───── Supplied information ─────

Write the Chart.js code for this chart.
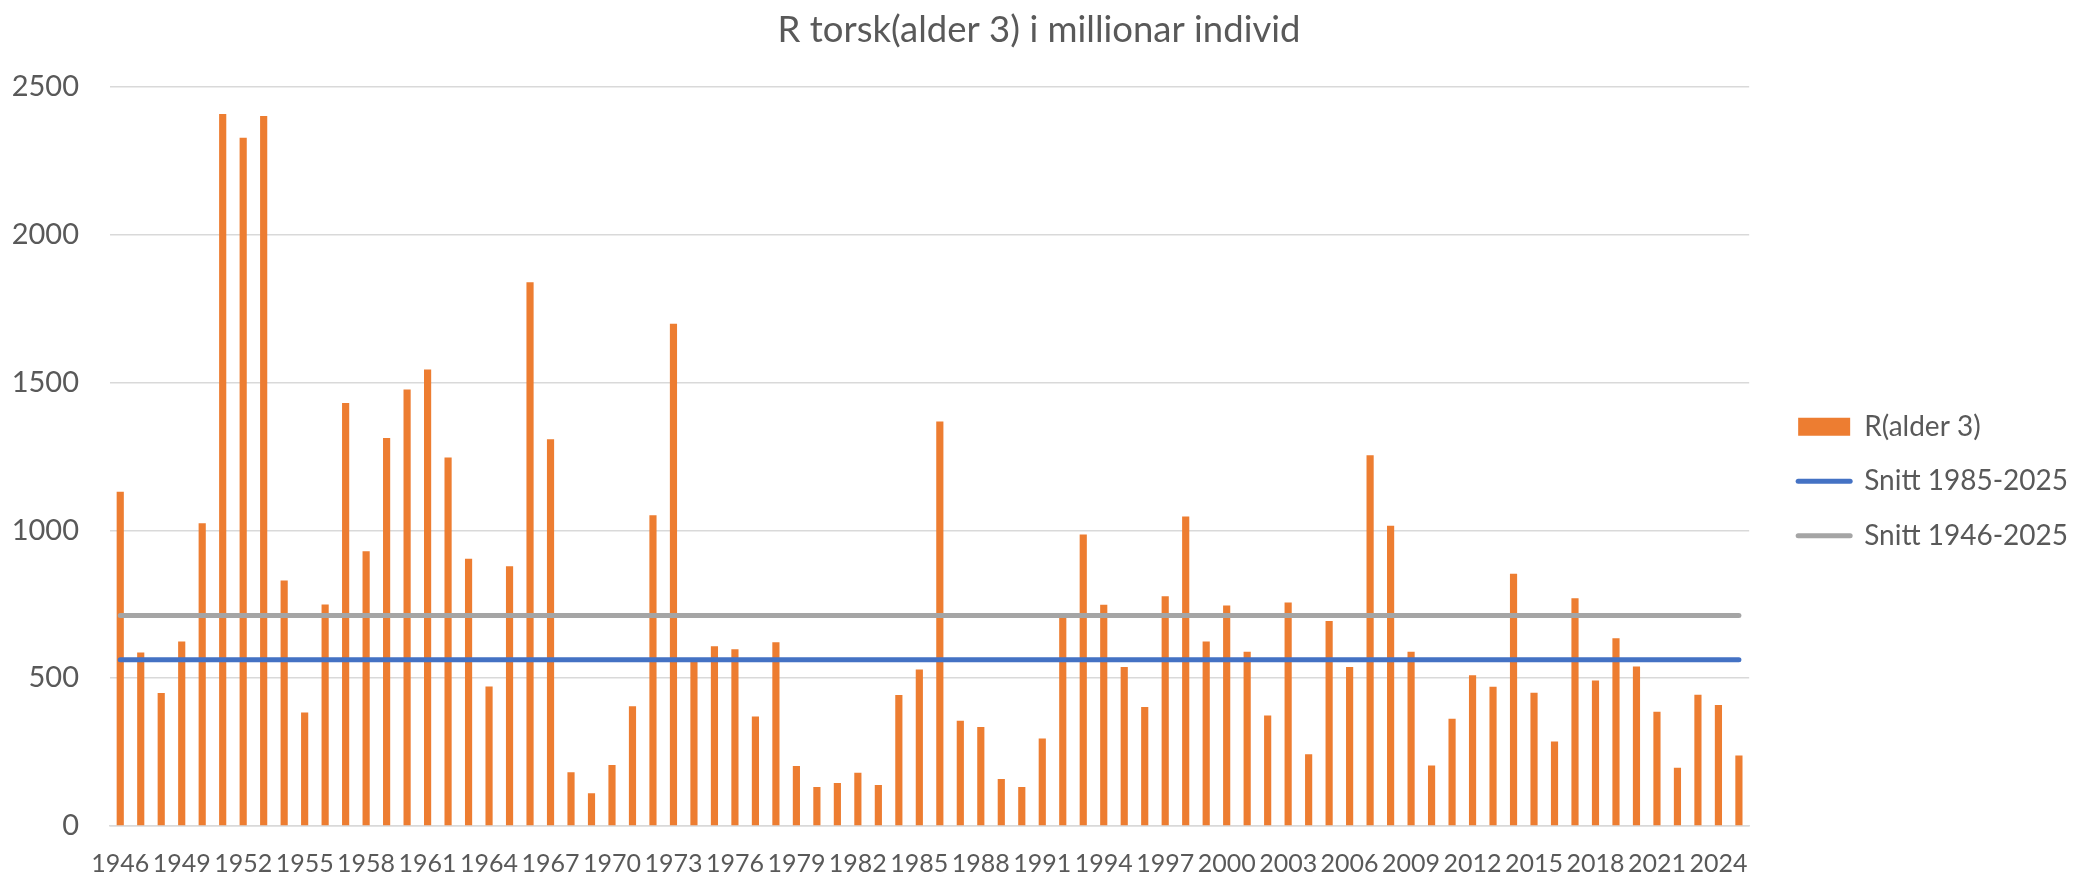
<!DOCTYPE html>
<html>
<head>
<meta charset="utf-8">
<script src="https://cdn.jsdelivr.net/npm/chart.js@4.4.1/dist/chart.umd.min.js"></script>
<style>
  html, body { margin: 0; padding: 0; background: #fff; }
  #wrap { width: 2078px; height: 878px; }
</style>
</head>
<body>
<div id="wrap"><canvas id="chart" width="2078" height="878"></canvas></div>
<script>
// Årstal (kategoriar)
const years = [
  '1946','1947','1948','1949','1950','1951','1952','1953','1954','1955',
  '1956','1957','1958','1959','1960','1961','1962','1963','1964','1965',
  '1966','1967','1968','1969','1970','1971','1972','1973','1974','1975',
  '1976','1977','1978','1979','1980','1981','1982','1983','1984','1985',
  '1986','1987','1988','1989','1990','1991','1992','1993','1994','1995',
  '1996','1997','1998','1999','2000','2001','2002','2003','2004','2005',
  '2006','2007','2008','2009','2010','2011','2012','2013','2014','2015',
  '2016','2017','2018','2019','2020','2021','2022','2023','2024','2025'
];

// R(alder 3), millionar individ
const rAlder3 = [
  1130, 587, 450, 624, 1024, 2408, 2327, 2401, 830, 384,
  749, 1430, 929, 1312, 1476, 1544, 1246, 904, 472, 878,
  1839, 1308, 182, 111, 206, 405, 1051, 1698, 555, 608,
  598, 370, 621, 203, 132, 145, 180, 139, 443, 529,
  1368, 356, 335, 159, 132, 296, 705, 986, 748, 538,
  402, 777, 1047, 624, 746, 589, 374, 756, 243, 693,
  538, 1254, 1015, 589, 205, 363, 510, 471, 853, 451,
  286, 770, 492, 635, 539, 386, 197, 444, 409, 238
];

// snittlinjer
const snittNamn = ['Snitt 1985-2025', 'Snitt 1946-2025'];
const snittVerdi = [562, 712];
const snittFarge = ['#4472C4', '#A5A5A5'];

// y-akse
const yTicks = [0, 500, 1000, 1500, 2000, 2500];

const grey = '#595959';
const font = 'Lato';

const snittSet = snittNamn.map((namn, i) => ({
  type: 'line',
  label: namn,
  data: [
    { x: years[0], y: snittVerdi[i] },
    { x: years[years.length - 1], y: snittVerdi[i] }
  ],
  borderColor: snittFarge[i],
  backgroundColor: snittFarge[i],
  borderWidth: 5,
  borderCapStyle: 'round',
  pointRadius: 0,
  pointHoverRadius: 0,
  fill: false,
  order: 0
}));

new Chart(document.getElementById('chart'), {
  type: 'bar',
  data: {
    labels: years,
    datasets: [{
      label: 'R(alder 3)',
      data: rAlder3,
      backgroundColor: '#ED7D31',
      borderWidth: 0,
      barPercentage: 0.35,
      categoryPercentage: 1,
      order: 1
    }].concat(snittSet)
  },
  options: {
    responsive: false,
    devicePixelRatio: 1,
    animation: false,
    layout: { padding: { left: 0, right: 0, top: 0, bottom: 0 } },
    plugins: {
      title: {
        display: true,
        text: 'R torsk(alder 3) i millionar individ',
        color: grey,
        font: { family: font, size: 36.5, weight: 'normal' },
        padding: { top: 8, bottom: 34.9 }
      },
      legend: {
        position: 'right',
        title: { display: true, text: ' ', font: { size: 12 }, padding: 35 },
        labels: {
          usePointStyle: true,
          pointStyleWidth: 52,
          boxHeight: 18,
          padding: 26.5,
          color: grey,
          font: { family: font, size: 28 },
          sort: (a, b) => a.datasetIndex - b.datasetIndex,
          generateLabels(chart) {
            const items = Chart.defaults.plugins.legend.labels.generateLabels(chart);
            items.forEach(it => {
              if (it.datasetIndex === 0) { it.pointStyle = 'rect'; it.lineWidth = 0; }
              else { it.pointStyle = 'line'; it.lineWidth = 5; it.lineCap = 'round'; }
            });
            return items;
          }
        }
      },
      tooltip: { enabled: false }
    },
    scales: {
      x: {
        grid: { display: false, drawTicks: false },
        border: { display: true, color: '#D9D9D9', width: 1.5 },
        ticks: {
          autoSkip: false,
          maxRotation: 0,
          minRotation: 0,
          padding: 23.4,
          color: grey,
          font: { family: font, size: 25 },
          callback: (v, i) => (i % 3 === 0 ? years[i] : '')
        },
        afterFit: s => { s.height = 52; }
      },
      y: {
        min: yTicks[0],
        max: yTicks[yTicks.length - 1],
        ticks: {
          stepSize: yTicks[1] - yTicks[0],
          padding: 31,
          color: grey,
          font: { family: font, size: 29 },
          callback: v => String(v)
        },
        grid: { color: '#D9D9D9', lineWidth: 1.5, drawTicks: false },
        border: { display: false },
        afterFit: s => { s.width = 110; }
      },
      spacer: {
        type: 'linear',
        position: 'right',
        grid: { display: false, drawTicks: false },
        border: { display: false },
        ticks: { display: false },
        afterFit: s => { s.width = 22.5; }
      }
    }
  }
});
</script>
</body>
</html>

─────

(Instruction)
Transcribe all the lines above exactly, apart from the pictures.

(Solution for this problem)
Write the Chart.js code for this chart.
<!DOCTYPE html>
<html>
<head>
<meta charset="utf-8">
<script src="https://cdn.jsdelivr.net/npm/chart.js@4.4.1/dist/chart.umd.min.js"></script>
<style>
  html, body { margin: 0; padding: 0; background: #fff; }
  #wrap { width: 2078px; height: 878px; }
</style>
</head>
<body>
<div id="wrap"><canvas id="chart" width="2078" height="878"></canvas></div>
<script>
// Årstal (kategoriar)
const years = [
  '1946','1947','1948','1949','1950','1951','1952','1953','1954','1955',
  '1956','1957','1958','1959','1960','1961','1962','1963','1964','1965',
  '1966','1967','1968','1969','1970','1971','1972','1973','1974','1975',
  '1976','1977','1978','1979','1980','1981','1982','1983','1984','1985',
  '1986','1987','1988','1989','1990','1991','1992','1993','1994','1995',
  '1996','1997','1998','1999','2000','2001','2002','2003','2004','2005',
  '2006','2007','2008','2009','2010','2011','2012','2013','2014','2015',
  '2016','2017','2018','2019','2020','2021','2022','2023','2024','2025'
];

// R(alder 3), millionar individ
const rAlder3 = [
  1130, 587, 450, 624, 1024, 2408, 2327, 2401, 830, 384,
  749, 1430, 929, 1312, 1476, 1544, 1246, 904, 472, 878,
  1839, 1308, 182, 111, 206, 405, 1051, 1698, 555, 608,
  598, 370, 621, 203, 132, 145, 180, 139, 443, 529,
  1368, 356, 335, 159, 132, 296, 705, 986, 748, 538,
  402, 777, 1047, 624, 746, 589, 374, 756, 243, 693,
  538, 1254, 1015, 589, 205, 363, 510, 471, 853, 451,
  286, 770, 492, 635, 539, 386, 197, 444, 409, 238
];

// snittlinjer
const snittNamn = ['Snitt 1985-2025', 'Snitt 1946-2025'];
const snittVerdi = [562, 712];
const snittFarge = ['#4472C4', '#A5A5A5'];

// y-akse
const yTicks = [0, 500, 1000, 1500, 2000, 2500];

const grey = '#595959';
const font = 'Lato';

const snittSet = snittNamn.map((namn, i) => ({
  type: 'line',
  label: namn,
  data: [
    { x: years[0], y: snittVerdi[i] },
    { x: years[years.length - 1], y: snittVerdi[i] }
  ],
  borderColor: snittFarge[i],
  backgroundColor: snittFarge[i],
  borderWidth: 5,
  borderCapStyle: 'round',
  pointRadius: 0,
  pointHoverRadius: 0,
  fill: false,
  order: 0
}));

new Chart(document.getElementById('chart'), {
  type: 'bar',
  data: {
    labels: years,
    datasets: [{
      label: 'R(alder 3)',
      data: rAlder3,
      backgroundColor: '#ED7D31',
      borderWidth: 0,
      barPercentage: 0.35,
      categoryPercentage: 1,
      order: 1
    }].concat(snittSet)
  },
  options: {
    responsive: false,
    devicePixelRatio: 1,
    animation: false,
    layout: { padding: { left: 0, right: 0, top: 0, bottom: 0 } },
    plugins: {
      title: {
        display: true,
        text: 'R torsk(alder 3) i millionar individ',
        color: grey,
        font: { family: font, size: 36.5, weight: 'normal' },
        padding: { top: 8, bottom: 34.9 }
      },
      legend: {
        position: 'right',
        title: { display: true, text: ' ', font: { size: 12 }, padding: 35 },
        labels: {
          usePointStyle: true,
          pointStyleWidth: 52,
          boxHeight: 18,
          padding: 26.5,
          color: grey,
          font: { family: font, size: 28 },
          sort: (a, b) => a.datasetIndex - b.datasetIndex,
          generateLabels(chart) {
            const items = Chart.defaults.plugins.legend.labels.generateLabels(chart);
            items.forEach(it => {
              if (it.datasetIndex === 0) { it.pointStyle = 'rect'; it.lineWidth = 0; }
              else { it.pointStyle = 'line'; it.lineWidth = 5; it.lineCap = 'round'; }
            });
            return items;
          }
        }
      },
      tooltip: { enabled: false }
    },
    scales: {
      x: {
        grid: { display: false, drawTicks: false },
        border: { display: true, color: '#D9D9D9', width: 1.5 },
        ticks: {
          autoSkip: false,
          maxRotation: 0,
          minRotation: 0,
          padding: 23.4,
          color: grey,
          font: { family: font, size: 25 },
          callback: (v, i) => (i % 3 === 0 ? years[i] : '')
        },
        afterFit: s => { s.height = 52; }
      },
      y: {
        min: yTicks[0],
        max: yTicks[yTicks.length - 1],
        ticks: {
          stepSize: yTicks[1] - yTicks[0],
          padding: 31,
          color: grey,
          font: { family: font, size: 29 },
          callback: v => String(v)
        },
        grid: { color: '#D9D9D9', lineWidth: 1.5, drawTicks: false },
        border: { display: false },
        afterFit: s => { s.width = 110; }
      },
      spacer: {
        type: 'linear',
        position: 'right',
        grid: { display: false, drawTicks: false },
        border: { display: false },
        ticks: { display: false },
        afterFit: s => { s.width = 22.5; }
      }
    }
  }
});
</script>
</body>
</html>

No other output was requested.